Very interesting information and great photos. Thanks for sharing.
Someplace. Google I think you can search for your name in newspapers. Might be interesting.
I liked the fact you ruminated in the brassica patch …..
I love the surreal cucumber! 🙂
Your garden and bug control look like a full-time job, one that i’m looking forward to getting back into when I go WWOOFing again in two weeks time. Happy Blogoversary by the way, I knew you had been blogging for 4 years because one of the Google search listings for your name is for the BBC h2g2 site dated Sept 23, 2006.
The flower garden will take as much time as we care to give it, but even when it is neglected it still looks good.

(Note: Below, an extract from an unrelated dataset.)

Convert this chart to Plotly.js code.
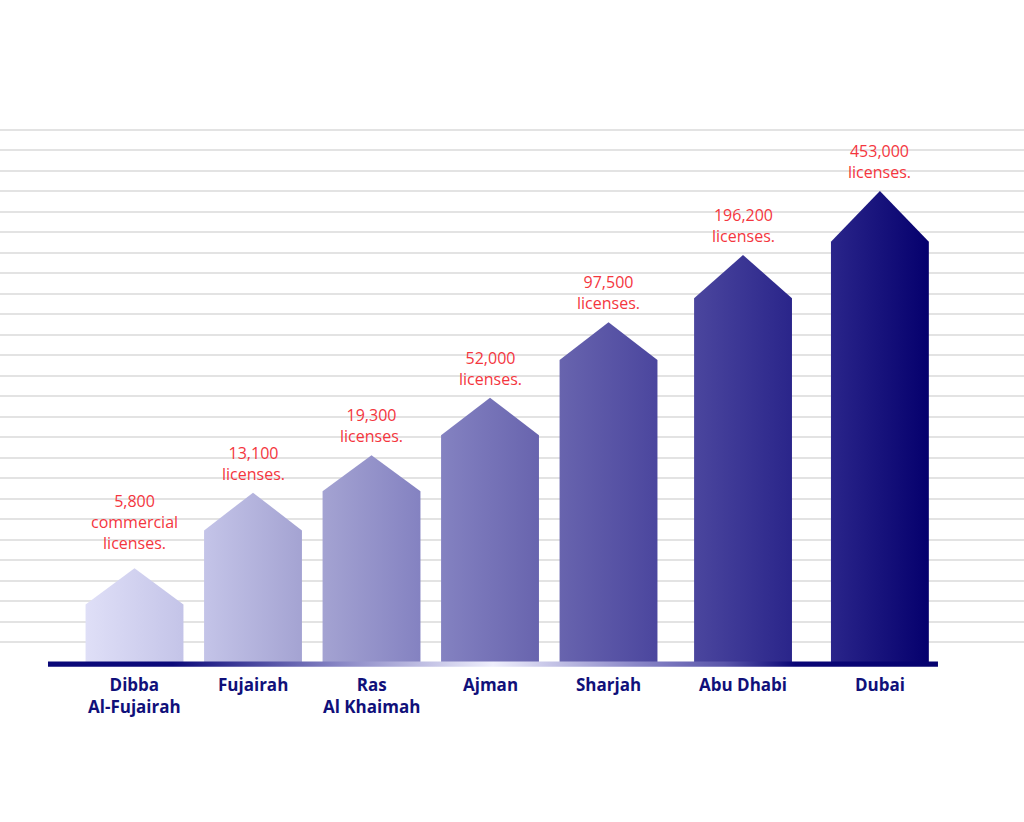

The vegetable garden is actually not as much work as it might seem. After 15 years of selective killing of bugs, we have a lot of beneficials out there that do much of the work. The broccoli is always a problem late in the summer, but it also acts as a “trap plant” in that it is very attractive to the herbivores, and so the bad guys are concentrated over there. Even though I spent an hour out there murdering bugs, there were still plenty of little caterpillars left for my wasp population. In the cucumbers, beans, carrots, tomatoes, peppers there are almost no bugs except the pollinators.
It is okay with me if there is a certain amount of time required for food production for the household. Every vegetable I take out of the garden is something I do not have to buy, and we get a lot of stuff to eat. Last year we hardly bought a single vegetable all winter. The big plus is I know EXACTLY what sort of chemicals are on my food: none.
What with the cold frames full of salad and all the things we put into the freezer, we were well supplied all winter long.
That was money we did not have to earn, which cuts back the number of hours spent doing boring work. Instead I get to play in the garden, take pictures, get good sun and exercise.
And I am walking lightly upon the earth as a consequence. It’s all good.
THAT’S a patch of asparagus? Are you sure it’s not a bamboo forest…?
And here I thought that asparagus was a nice, compact, easy vegetable…
Sometimes it gets 7 feet tall. Really.